WHAT YOU SHOULD DO - Answer with nothing but the number of lines that include the word "code".

GIVEN ENTRIES -
● ● ● ● ●
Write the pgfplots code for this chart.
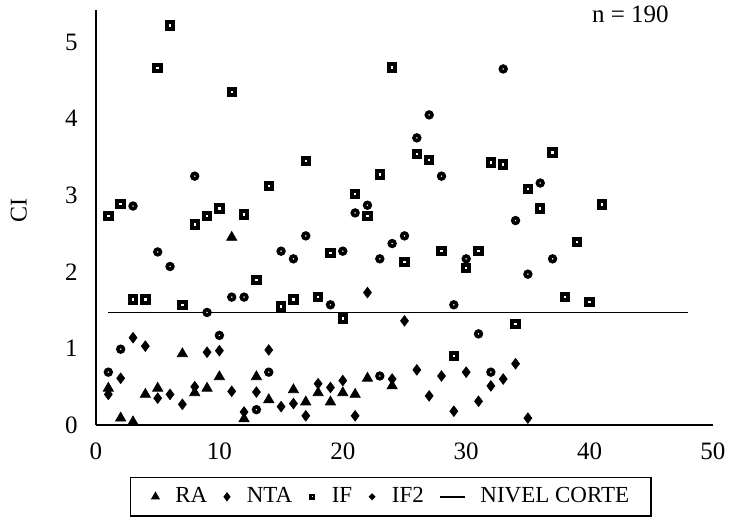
\documentclass[border=0pt]{standalone}
\usepackage{pgfplots}
\pgfplotsset{compat=1.18}
\usepackage{fontspec}
\setmainfont{Liberation Serif}

\begin{document}
\begin{tikzpicture}
\begin{axis}[
    width=308.5pt, height=207.5pt, scale only axis,
    xmin=0, xmax=50, ymin=0, ymax=5.42,
    axis lines=left, axis line style={-, line width=1pt},
    xtick={0,10,20,30,40,50}, ytick={0,1,2,3,4,5},
    tick style={draw=none},
    /pgf/number format/assume math mode=true,
    ticklabel style={font=\fontsize{12.5}{14}\selectfont},
    yticklabel style={xshift=-3.5pt},
    xticklabel style={yshift=-3.5pt},
    ylabel={CI}, ylabel style={font=\fontsize{12}{14}\selectfont, at={(axis description cs:-0.125,0.518)}, anchor=center},
    legend columns=-1,
    legend style={at={(0.478,-0.125)}, anchor=north, draw=black, line width=0.8pt,
        font=\fontsize{11.5}{13}\selectfont, inner xsep=10pt, inner ysep=3pt,
        nodes={inner xsep=1pt},
        /tikz/every odd column/.append style={column sep=6.5pt},
        /tikz/every even column/.append style={column sep=6.5pt}},
    clip=false,
]
\coordinate (O) at (rel axis cs:0,0);
\addplot[only marks, mark=triangle*, mark size=2.9pt, black,
    legend image code/.code={\path (-2pt,0pt) (2pt,0pt); \draw[black, only marks, mark=triangle*, mark size=1.9pt] plot coordinates {(0pt,0pt)};}] coordinates {
(1,0.48) (2,0.09) (3,0.04) (4,0.40) (5,0.48) (7,0.93) (8,0.42) (9,0.48) (10,0.63)
(11,2.45) (12,0.08) (13,0.63) (14,0.33) (16,0.46) (17,0.30) (18,0.42) (19,0.30)
(20,0.42) (21,0.40) (22,0.61) (24,0.51)
};
\addlegendentry{RA}
\addplot[only marks, mark=diamond*, mark size=2.6pt, black,
    legend image code/.code={\path (-2pt,0pt) (2pt,0pt); \draw[black, only marks, mark=diamond*, mark size=1.7pt] plot coordinates {(0pt,0pt)};}] coordinates {
(1,0.40) (2,0.61) (3,1.14) (4,1.03) (5,0.35) (6,0.40) (7,0.27) (8,0.50) (9,0.95)
(10,0.97) (11,0.44) (12,0.17) (13,0.43) (14,0.98) (15,0.24) (16,0.28) (17,0.12)
(18,0.54) (19,0.49) (20,0.58) (21,0.12) (22,1.73) (24,0.60) (25,1.36) (26,0.72)
(27,0.38) (28,0.64) (29,0.18) (30,0.69) (31,0.31) (32,0.51) (33,0.60) (34,0.80)
(35,0.09)
};
\addlegendentry{NTA}
\addplot[only marks, mark=square*, mark size=1.6pt, black, mark options={fill=white, line width=2pt},
    legend image code/.code={\path (-2pt,0pt) (2pt,0pt); \draw[black, only marks, mark=square*, mark size=0.9pt, mark options={fill=white, line width=1.3pt}] plot coordinates {(0pt,0pt)};}] coordinates {
(1,2.73) (2,2.89) (3,1.64) (4,1.64) (5,4.66) (6,5.22) (7,1.57) (8,2.62) (9,2.73)
(10,2.83) (11,4.35) (12,2.75) (13,1.89) (14,3.12) (15,1.55) (16,1.64) (17,3.45)
(18,1.67) (19,2.25) (20,1.39) (21,3.02) (22,2.73) (23,3.27) (24,4.67) (25,2.13)
(26,3.54) (27,3.46) (28,2.27) (29,0.90) (30,2.05) (31,2.27) (32,3.43) (33,3.40)
(34,1.32) (35,3.08) (36,2.83) (37,3.56) (38,1.67) (39,2.39) (40,1.61) (41,2.88)
};
\addlegendentry{IF}
\addplot[only marks, mark=*, mark size=1.4pt, black, mark options={fill=white, line width=1.8pt},
    legend image code/.code={\path (-2pt,0pt) (2pt,0pt); \draw[black, only marks, mark=*, mark size=0.9pt, mark options={fill=white, line width=1.2pt}] plot coordinates {(0pt,0pt)};}] coordinates {
(1,0.69) (2,0.99) (3,2.86) (5,2.26) (6,2.07) (8,3.25) (9,1.47) (10,1.17) (11,1.67)
(12,1.67) (13,0.20) (14,0.69) (15,2.27) (16,2.17) (17,2.47) (19,1.57) (20,2.27)
(21,2.77) (22,2.87) (23,2.17) (23,0.64) (24,2.37) (25,2.47) (26,3.75) (27,4.05)
(28,3.25) (29,1.57) (30,2.17) (31,1.19) (32,0.69) (33,4.65) (34,2.67) (35,1.97)
(36,3.16) (37,2.17)
};
\addlegendentry{IF2}
\addplot[black, line width=0.7pt, no marks,
    legend image code/.code={\draw[black, line width=0.8pt] (0pt,0pt) -- (12.5pt,0pt);}] coordinates {
(1,1.47) (48,1.47)
};
\addlegendentry{NIVEL CORTE}
\node[font=\fontsize{12.5}{14}\selectfont, anchor=center] at (axis cs:43.3,5.36) {n = 190};
\end{axis}
\pgfresetboundingbox
\path ([shift={(-48pt,-49.5pt)}]O) rectangle ([shift={(317pt,212.5pt)}]O);
\end{tikzpicture}
\end{document}
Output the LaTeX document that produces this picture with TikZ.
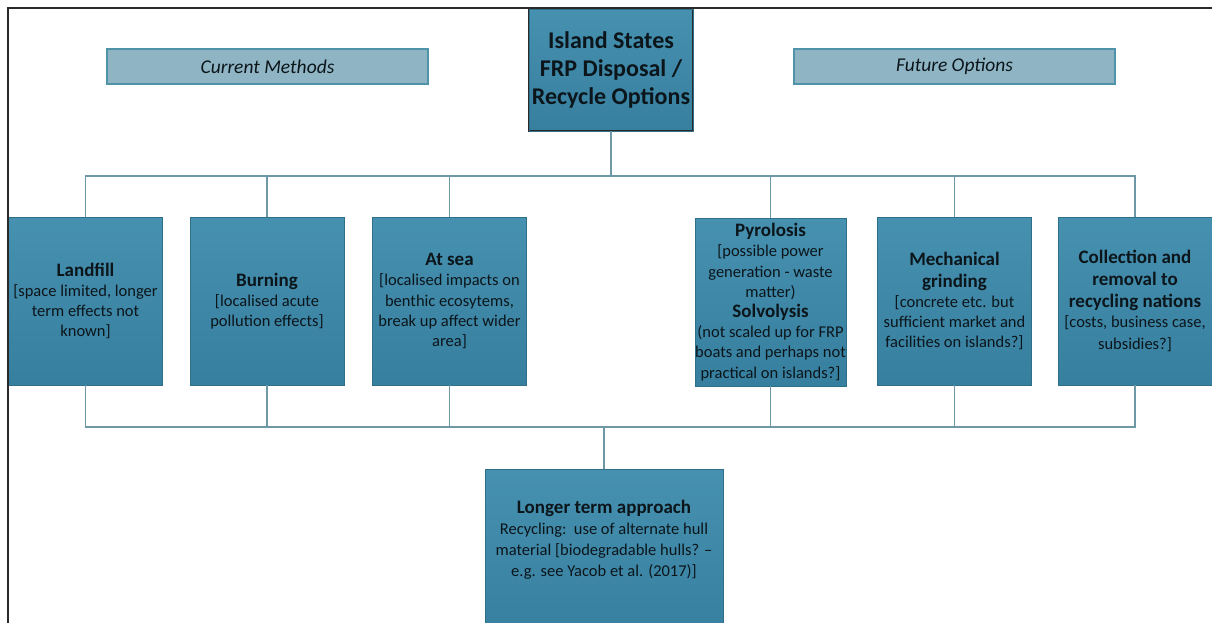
\documentclass[tikz,border=0pt]{standalone}
\usepackage{fontspec}
\setmainfont{Carlito}
\definecolor{boxtop}{HTML}{4690B0}
\definecolor{boxbot}{HTML}{377F9F}
\definecolor{boxedge}{HTML}{2F6F8A}
\definecolor{hdrfill}{HTML}{8FB4C4}
\definecolor{hdredge}{HTML}{4E93A8}
\definecolor{conn}{HTML}{6F98A6}
\definecolor{ink}{HTML}{0B151A}
\definecolor{frame}{HTML}{2A2A2A}
\tikzset{
  optbox/.style={rectangle, draw=boxedge, line width=0.8pt, top color=boxtop, bottom color=boxbot,
    minimum width=154pt, minimum height=168pt, inner sep=0pt, text=ink, align=center,
    font=\fontsize{16.5}{20.2}\selectfont},
  rootbox/.style={rectangle, draw=frame, double=boxedge, double distance=0.8pt, line width=1pt,
    top color=boxtop, bottom color=boxbot, minimum width=164pt, minimum height=122pt,
    inner sep=0pt, text=ink, align=center, font=\fontsize{24}{28}\selectfont\bfseries},
  hdrbox/.style={rectangle, draw=hdredge, line width=1.2pt, fill=hdrfill,
    minimum width=321pt, minimum height=35pt, inner sep=0pt, text=ink,
    font=\fontsize{19.5}{22}\selectfont\itshape},
  conline/.style={draw=conn, line width=1.3pt}
}
\newcommand{\hb}[1]{{\fontsize{19}{22}\selectfont\bfseries #1}}
\begin{document}
\begin{tikzpicture}[x=1pt,y=-1pt]
\useasboundingbox (0,0) rectangle (1212,623);
\begin{scope}
\clip (0,0) rectangle (1212,623);
% headers
\node[hdrbox] (cur) at (267.5,66.5) {Current Methods};
\node[hdrbox] (fut) at (954.5,66.5) {Future Options};
% root
\node[rootbox] (root) at (611,70) {Island States\\FRP Disposal /\\Recycle Options};
% option boxes
\node[optbox] (land) at (85.5,301) {\hb{Landfill}\\{}[space limited, longer\\term effects not\\known]};
\node[optbox] (burn) at (267,301) {\hb{Burning}\\{}[localised acute\\pollution effects]};
\node[optbox] (sea) at (449.5,301) {\hb{At sea}\\{}[localised impacts on\\benthic ecosytems,\\break up affect wider\\area]};
\node[optbox, minimum width=151pt] (pyro) at (770.5,302) {\hb{Pyrolosis}\\{}[possible power\\generation - waste\\matter)\\\hb{Solvolysis}\\(not scaled up for FRP\\boats and perhaps not\\practical on islands?]};
\node[optbox] (mech) at (954.5,301) {\hb{Mechanical}\\[2pt]\hb{grinding}\\{}[concrete etc. but\\sufficient market and\\facilities on islands?]};
\node[optbox] (coll) at (1135,301) {\hb{Collection and}\\[2pt]\hb{removal to}\\[2pt]\hb{recycling nations}\\{}[costs, business case,\\[2pt]subsidies?]};
% bottom box
\node[optbox, minimum width=238pt, minimum height=170pt, anchor=north] (long) at (604,469) {};
\node[text=ink, align=center, font=\fontsize{16.5}{21}\selectfont] (longtxt) at (604,540)
  {\hb{Longer term approach}\\Recycling:\ \ use of alternate hull\\material [biodegradable hulls? --\\e.g. see Yacob et al. (2017)]};
% connectors top
\coordinate (t) at (611,176);
\draw[conline] (root.south) -- (t);
\draw[conline] (land.north) |- (t) -| (coll.north);
\draw[conline] (burn.north) -- (burn.north |- t);
\draw[conline] (sea.north) -- (sea.north |- t);
\draw[conline] (pyro.north) -- (pyro.north |- t);
\draw[conline] (mech.north) -- (mech.north |- t);
% connectors bottom
\coordinate (b) at (604,427);
\draw[conline] (land.south) |- (b) -| (coll.south);
\draw[conline] (burn.south) -- (burn.south |- b);
\draw[conline] (sea.south) -- (sea.south |- b);
\draw[conline] (pyro.south) -- (pyro.south |- b);
\draw[conline] (mech.south) -- (mech.south |- b);
\draw[conline] (b) -- (long.north);
% frame
\draw[frame, line width=2.2pt] (8,640) -- (8,8) -- (1220,8);
\end{scope}
\end{tikzpicture}
\end{document}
● ● ● ● ●
TASK OUTPUT - 6